■ **Items**:
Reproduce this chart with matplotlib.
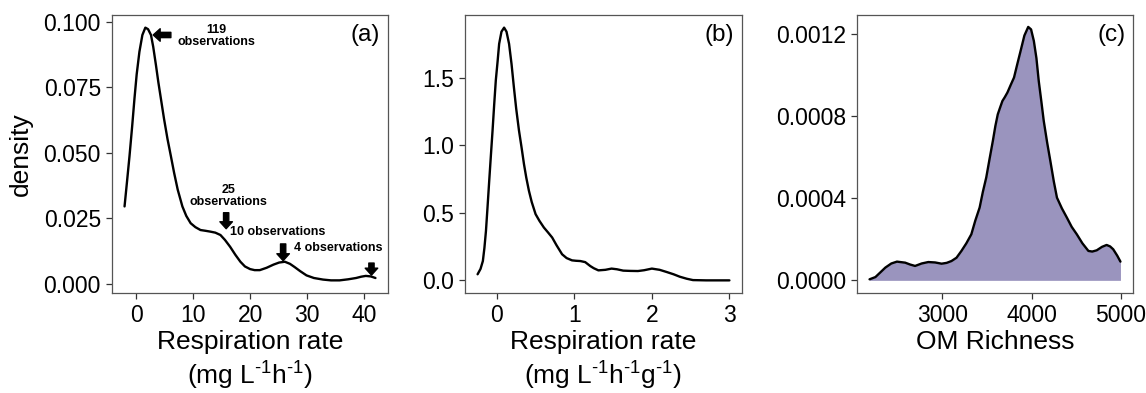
import matplotlib
matplotlib.use('Agg')
import matplotlib.pyplot as plt

plt.rcParams['font.family'] = ['Liberation Sans', 'DejaVu Sans']
plt.rcParams['mathtext.fontset'] = 'custom'
plt.rcParams['mathtext.rm'] = 'Liberation Sans'
plt.rcParams['mathtext.default'] = 'regular'

# (a) respiration rate, mg L-1 h-1
resp_x = [-2.03, -1.6, -1.16, -0.7, -0.29, 0.1, 0.58, 1.1, 1.62, 2.1, 2.61, 3.0, 3.48, 3.9,
          4.35, 4.9, 5.51, 6.1, 6.67, 7.3, 8.12, 8.8, 9.57, 10.4, 11.3, 12.2, 13.0, 13.9,
          14.8, 15.6, 16.5, 17.4, 18.3, 19.1, 20.0, 20.8, 21.7, 22.9, 24.1, 25.1, 26.1,
          27.0, 27.8, 28.8, 29.9, 31.2, 32.8, 34.2, 35.7, 37.2, 38.6, 39.5, 40.3, 41.2, 42.0]
resp_y = [0.0296, 0.0390, 0.0488, 0.0600, 0.0707, 0.0800, 0.0886, 0.0950, 0.0978, 0.0972,
          0.0950, 0.0905, 0.0835, 0.0770, 0.0707, 0.0630, 0.0553, 0.0488, 0.0424, 0.0360,
          0.0296, 0.0260, 0.0232, 0.0217, 0.0206, 0.0203, 0.0200, 0.0196, 0.0187, 0.0168,
          0.0142, 0.0112, 0.0085, 0.0067, 0.0057, 0.0053, 0.0053, 0.0062, 0.0074, 0.0082,
          0.0085, 0.0077, 0.0065, 0.0049, 0.0033, 0.0023, 0.0017, 0.0014, 0.0014, 0.0018,
          0.0023, 0.0028, 0.0031, 0.0029, 0.0023]

# (b) respiration rate per gram, mg L-1 h-1 g-1
respg_x = [-0.248, -0.21, -0.18, -0.16, -0.14, -0.12, -0.098, -0.077, -0.055, -0.034, -0.013,
           0.01, 0.03, 0.06, 0.094, 0.125, 0.158, 0.19, 0.22, 0.25, 0.286, 0.32, 0.35, 0.38,
           0.414, 0.45, 0.5, 0.55, 0.607, 0.66, 0.714, 0.77, 0.842, 0.9, 0.97, 1.02, 1.077,
           1.14, 1.205, 1.25, 1.31, 1.4, 1.48, 1.55, 1.63, 1.72, 1.82, 1.9, 2.0, 2.1, 2.19,
           2.28, 2.36, 2.45, 2.53, 2.7, 2.85, 3.0]
respg_y = [0.045, 0.085, 0.143, 0.24, 0.366, 0.54, 0.737, 0.92, 1.108, 1.30, 1.48,
           1.62, 1.75, 1.84, 1.87, 1.84, 1.75, 1.60, 1.43, 1.27, 1.108, 0.98, 0.861, 0.76,
           0.663, 0.58, 0.49, 0.44, 0.391, 0.355, 0.317, 0.26, 0.193, 0.165, 0.148, 0.145, 0.143,
           0.135, 0.106, 0.09, 0.074, 0.078, 0.087, 0.082, 0.072, 0.070, 0.069, 0.075, 0.087,
           0.078, 0.062, 0.045, 0.027, 0.012, 0.002, 0.0, 0.0, 0.0]

# (c) OM richness
om_x = [2186, 2252, 2310, 2363, 2430, 2493, 2585, 2640, 2696, 2770, 2844, 2920, 2993, 3050,
        3104, 3160, 3215, 3270, 3326, 3370, 3419, 3455, 3493, 3530, 3567, 3595, 3622, 3648,
        3674, 3700, 3730, 3767, 3804, 3840, 3878, 3920, 3963, 3995, 4026, 4055, 4081, 4110,
        4137, 4175, 4211, 4250, 4285, 4340, 4396, 4450, 4507, 4570, 4637, 4680, 4730, 4790,
        4841, 4880, 4915, 4960, 4996]
om_y = [0.000005, 0.000016, 0.000040, 0.000062, 0.000082, 0.000091, 0.000086, 0.000077,
        0.000070, 0.000082, 0.000089, 0.000087, 0.000081, 0.000085, 0.000094, 0.000110,
        0.000143, 0.000180, 0.000224, 0.000290, 0.000354, 0.000430, 0.000500, 0.000590,
        0.000678, 0.000750, 0.000807, 0.000840, 0.000872, 0.000890, 0.000913, 0.000950,
        0.000986, 0.001050, 0.001116, 0.001190, 0.001232, 0.001220, 0.001164, 0.001080,
        0.000969, 0.000870, 0.000775, 0.000670, 0.000580, 0.000480, 0.000402, 0.000350,
        0.000305, 0.000260, 0.000224, 0.000180, 0.000143, 0.000140, 0.000146, 0.000163,
        0.000172, 0.000165, 0.000151, 0.000120, 0.000091]

# annotations in (a): text, text position, arrow tail, arrow tip, alignment
notes = [
    ('119\nobservations', (14.1, 0.0946), (6.1, 0.095), (3.0, 0.095), 'center'),
    ('25\nobservations', (16.2, 0.0335), (15.8, 0.0272), (15.8, 0.0211), 'center'),
    ('10 observations', (16.5, 0.0197), (25.8, 0.0153), (25.8, 0.0089), 'left'),
    ('4 observations', (27.7, 0.0136), (41.3, 0.0080), (41.3, 0.0034), 'left'),
]

fig = plt.figure(figsize=(11.46, 3.93), dpi=100)
ax_a = fig.add_axes([112 / 1146, 100 / 393, 276 / 1146, 278 / 393])
ax_b = fig.add_axes([465 / 1146, 100 / 393, 277 / 1146, 278 / 393])
ax_c = fig.add_axes([857 / 1146, 100 / 393, 276 / 1146, 278 / 393])

line_kw = dict(color='black', lw=1.7, solid_capstyle='round', solid_joinstyle='round')
ax_a.plot(resp_x, resp_y, **line_kw)
ax_b.plot(respg_x, respg_y, **line_kw)
ax_c.fill_between(om_x, 0, om_y, color='#9a94be', lw=0)
ax_c.plot(om_x, om_y, **line_kw)

for txt, tpos, tail, tip, ha in notes:
    ax_a.text(tpos[0], tpos[1], txt, ha=ha, va='center', fontsize=9,
              fontweight='bold', linespacing=0.95)
    ax_a.annotate('', xy=tip, xytext=tail,
                  arrowprops=dict(arrowstyle='simple,head_length=0.5,head_width=0.9,tail_width=0.38',
                                  color='black', mutation_scale=10, shrinkA=0, shrinkB=0))

ax_a.set_yticks([0, 0.025, 0.05, 0.075, 0.1])
ax_a.set_yticklabels(['0.000', '0.025', '0.050', '0.075', '0.100'])
ax_a.set_xticks([0, 10, 20, 30, 40])
ax_b.set_yticks([0, 0.5, 1.0, 1.5])
ax_b.set_yticklabels(['0.0', '0.5', '1.0', '1.5'])
ax_b.set_xticks([0, 1, 2, 3])
ax_c.set_yticks([0, 0.0004, 0.0008, 0.0012])
ax_c.set_yticklabels(['0.0000', '0.0004', '0.0008', '0.0012'])
ax_c.set_xticks([3000, 4000, 5000])
ax_c.set_ylim(-0.0000615, 0.00129)

hy = '\u2010'
ax_a.set_ylabel('density', fontsize=19, labelpad=8)
ax_a.set_xlabel(f'Respiration rate\n(mg L$^{{{hy}1}}$h$^{{{hy}1}}$)',
                fontsize=19, linespacing=1.22, labelpad=2)
ax_b.set_xlabel(f'Respiration rate\n(mg L$^{{{hy}1}}$h$^{{{hy}1}}$g$^{{{hy}1}}$)',
                fontsize=19, linespacing=1.22, labelpad=2)
ax_c.set_xlabel('OM Richness', fontsize=19, labelpad=2)

for ax, tag in zip([ax_a, ax_b, ax_c], ['(a)', '(b)', '(c)']):
    ax.text(0.972, 0.928, tag, transform=ax.transAxes, ha='right', va='center', fontsize=17.5)
    for s in ax.spines.values():
        s.set_color('#555555')
        s.set_linewidth(0.9)
    ax.tick_params(axis='both', labelsize=16.5, length=4, width=0.9, color='#333333',
                   pad=4, labelcolor='black')
    ax.grid(False)

fig.savefig('out.png', dpi=100)
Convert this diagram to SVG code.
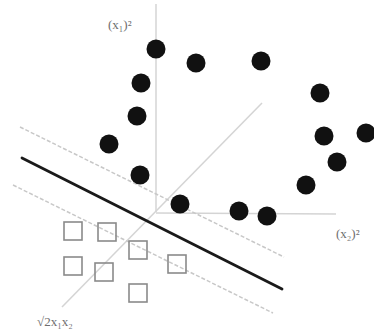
<svg xmlns="http://www.w3.org/2000/svg" width="374" height="334" viewBox="0 0 374 334">
<style>
.axis{stroke:#d4d4d4;stroke-width:1.5;fill:none}
.margin{stroke:#c8c8c8;stroke-width:1.5;fill:none;stroke-dasharray:4 2}
.sep{stroke:#1a1a1a;stroke-width:2.8;fill:none;stroke-linecap:round}
.pos{fill:#111}
.neg{fill:none;stroke:#8a8a8a;stroke-width:1.6}
.lbl{font-family:"Liberation Serif",serif;font-size:13px;fill:#6e6e6e}
</style>
<rect width="374" height="334" fill="#fff"/>
<g id="connectors">
<line class="axis" x1="156" y1="4" x2="156" y2="212"/>
<line class="axis" x1="156" y1="213" x2="336" y2="214"/>
<line class="axis" x1="62" y1="307" x2="262" y2="103"/>
<line class="margin" x1="20" y1="127" x2="284" y2="257"/>
<line class="margin" x1="13" y1="185" x2="273" y2="313"/>
<line class="sep" x1="22" y1="158" x2="282" y2="289"/>
</g>
<g id="labels">
<text class="lbl" x="108" y="29">(x₁)²</text>
<text class="lbl" x="336" y="238">(x₂)²</text>
<text class="lbl" x="37" y="326">√2x₁x₂</text>
</g>
<g id="positives">
<circle id="p1" class="pos" cx="156" cy="49" r="9.5"/>
<circle id="p2" class="pos" cx="196" cy="63" r="9.5"/>
<circle id="p3" class="pos" cx="261" cy="61" r="9.5"/>
<circle id="p4" class="pos" cx="141" cy="83" r="9.5"/>
<circle id="p5" class="pos" cx="320" cy="93" r="9.5"/>
<circle id="p6" class="pos" cx="137" cy="116" r="9.5"/>
<circle id="p7" class="pos" cx="109" cy="144" r="9.5"/>
<circle id="p8" class="pos" cx="324" cy="136" r="9.5"/>
<circle id="p9" class="pos" cx="366" cy="133" r="9.5"/>
<circle id="p10" class="pos" cx="337" cy="162" r="9.5"/>
<circle id="p11" class="pos" cx="140" cy="175" r="9.5"/>
<circle id="p12" class="pos" cx="306" cy="185" r="9.5"/>
<circle id="p13" class="pos" cx="180" cy="204" r="9.5"/>
<circle id="p14" class="pos" cx="239" cy="211" r="9.5"/>
<circle id="p15" class="pos" cx="267" cy="216" r="9.5"/>
</g>
<g id="negatives">
<rect id="n1" class="neg" x="64" y="222" width="18" height="18"/>
<rect id="n2" class="neg" x="98" y="223" width="18" height="18"/>
<rect id="n3" class="neg" x="129" y="241" width="18" height="18"/>
<rect id="n4" class="neg" x="168" y="255" width="18" height="18"/>
<rect id="n5" class="neg" x="64" y="257" width="18" height="18"/>
<rect id="n6" class="neg" x="95" y="263" width="18" height="18"/>
<rect id="n7" class="neg" x="129" y="284" width="18" height="18"/>
</g>
</svg>
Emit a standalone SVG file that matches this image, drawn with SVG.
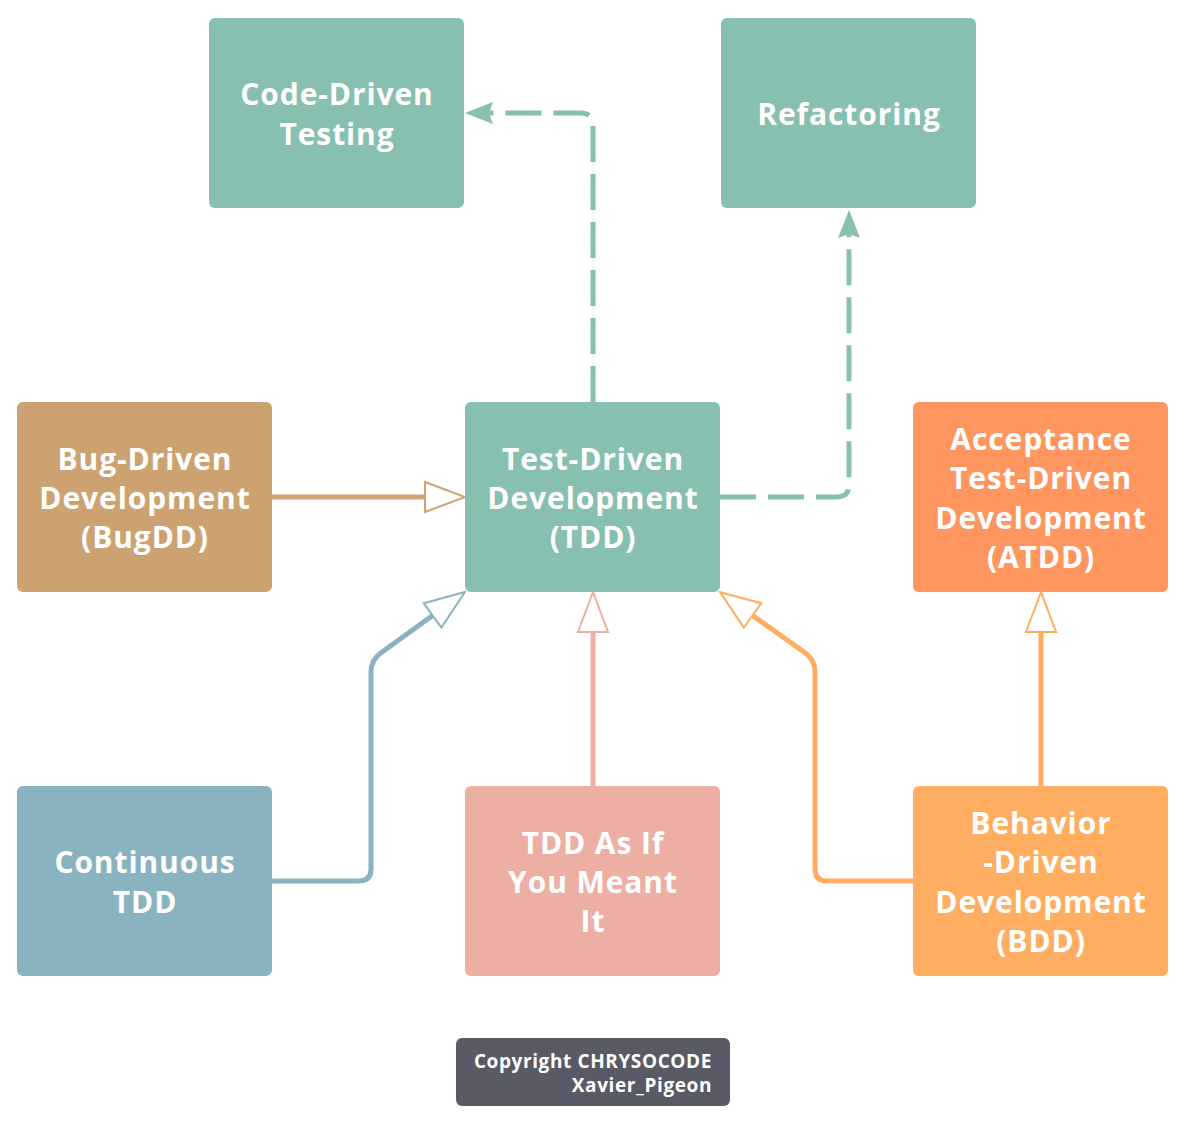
<svg xmlns="http://www.w3.org/2000/svg" width="1186" height="1124" viewBox="0 0 1186 1124">
<style>
.n{stroke:none}
.t{font-family:"Open Sans","Liberation Sans",sans-serif;font-weight:700;font-size:30px;letter-spacing:0.9px;fill:#ffffff;text-anchor:middle}
.c{fill:none;stroke-width:5}
.d{stroke:#87bfb0;stroke-dasharray:36 12}
.cp{font-family:"Open Sans","Liberation Sans",sans-serif;font-weight:700;font-size:19px;letter-spacing:0.6px;fill:#ffffff;text-anchor:end}
</style>
<defs>
<marker id="ad" viewBox="0 -12 30 24" refX="4" refY="0" markerWidth="30" markerHeight="24" markerUnits="userSpaceOnUse" orient="auto">
<path d="M28,0 L0,-11 L4,0 L0,11 Z" fill="#87bfb0"/>
</marker>
<marker id="hb" viewBox="-2 -17 44 34" refX="0" refY="0" markerWidth="44" markerHeight="34" markerUnits="userSpaceOnUse" orient="auto">
<path d="M0,-15 L40,0 L0,15 Z" fill="#ffffff" stroke="#cca370" stroke-width="2"/>
</marker>
<marker id="hc" viewBox="-2 -17 44 34" refX="0" refY="0" markerWidth="44" markerHeight="34" markerUnits="userSpaceOnUse" orient="auto">
<path d="M0,-15 L40,0 L0,15 Z" fill="#ffffff" stroke="#88b3bf" stroke-width="2"/>
</marker>
<marker id="hp" viewBox="-2 -17 44 34" refX="0" refY="0" markerWidth="44" markerHeight="34" markerUnits="userSpaceOnUse" orient="auto">
<path d="M0,-15 L40,0 L0,15 Z" fill="#ffffff" stroke="#edafa3" stroke-width="2"/>
</marker>
<marker id="ho" viewBox="-2 -17 44 34" refX="0" refY="0" markerWidth="44" markerHeight="34" markerUnits="userSpaceOnUse" orient="auto">
<path d="M0,-15 L40,0 L0,15 Z" fill="#ffffff" stroke="#ffad60" stroke-width="2"/>
</marker>
</defs>
<rect width="1186" height="1124" fill="#ffffff"/>
<g id="connectors">
<path class="c d" d="M593,402 V125 Q593,113 581,113 H489" marker-end="url(#ad)"/>
<path class="c d" d="M720,497 H837 Q849,497 849,485 V234" marker-end="url(#ad)"/>
<path class="c" stroke="#cca370" d="M272,497 H425" marker-end="url(#hb)"/>
<path class="c" stroke="#88b3bf" d="M272,881 H359 Q371,881 371,869 V672 Q371,660 380.7,653 L432.6,615.4" marker-end="url(#hc)"/>
<path class="c" stroke="#edafa3" d="M593,786 V632" marker-end="url(#hp)"/>
<path class="c" stroke="#ffad60" d="M913,881 H827 Q815,881 815,869 V672 Q815,660 805.3,653 L752.6,615.4" marker-end="url(#ho)"/>
<path class="c" stroke="#ffad60" d="M1041,786 V632" marker-end="url(#ho)"/>
</g>
<g id="code-driven">
<rect class="n" x="209" y="18" width="255" height="190" rx="6" fill="#87bfb0"/>
<text class="t" x="337" y="105">Code-Driven</text>
<text class="t" x="337" y="145">Testing</text>
</g>
<g id="refactoring">
<rect class="n" x="721" y="18" width="255" height="190" rx="6" fill="#87bfb0"/>
<text class="t" x="849" y="125">Refactoring</text>
</g>
<g id="bugdd">
<rect class="n" x="17" y="402" width="255" height="190" rx="6" fill="#cca370"/>
<text class="t" x="145" y="470">Bug-Driven</text>
<text class="t" x="145" y="509">Development</text>
<text class="t" x="145" y="548">(BugDD)</text>
</g>
<g id="tdd">
<rect class="n" x="465" y="402" width="255" height="190" rx="6" fill="#87bfb0"/>
<text class="t" x="593" y="470">Test-Driven</text>
<text class="t" x="593" y="509">Development</text>
<text class="t" x="593" y="548">(TDD)</text>
</g>
<g id="atdd">
<rect class="n" x="913" y="402" width="255" height="190" rx="6" fill="#ff9660"/>
<text class="t" x="1041" y="450">Acceptance</text>
<text class="t" x="1041" y="489">Test-Driven</text>
<text class="t" x="1041" y="529">Development</text>
<text class="t" x="1041" y="568">(ATDD)</text>
</g>
<g id="continuous">
<rect class="n" x="17" y="786" width="255" height="190" rx="6" fill="#88b3bf"/>
<text class="t" x="145" y="873">Continuous</text>
<text class="t" x="145" y="913">TDD</text>
</g>
<g id="asif">
<rect class="n" x="465" y="786" width="255" height="190" rx="6" fill="#edafa3"/>
<text class="t" x="593" y="854">TDD As If</text>
<text class="t" x="593" y="893">You Meant</text>
<text class="t" x="593" y="932">It</text>
</g>
<g id="bdd">
<rect class="n" x="913" y="786" width="255" height="190" rx="6" fill="#ffad60"/>
<text class="t" x="1041" y="834">Behavior</text>
<text class="t" x="1041" y="873">-Driven</text>
<text class="t" x="1041" y="913">Development</text>
<text class="t" x="1041" y="952">(BDD)</text>
</g>
<g id="copyright">
<rect class="n" x="456" y="1038" width="274" height="68" rx="6" fill="#5a5966"/>
<text class="cp" x="712" y="1068">Copyright CHRYSOCODE</text>
<text class="cp" x="712" y="1092">Xavier_Pigeon</text>
</g>
</svg>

■ **Problem description**: Display every line of the listing that contains the string "matplotlib".

■ **Written answer**:
Reproduce this chart with matplotlib.
import matplotlib
matplotlib.use('Agg')
import matplotlib.pyplot as plt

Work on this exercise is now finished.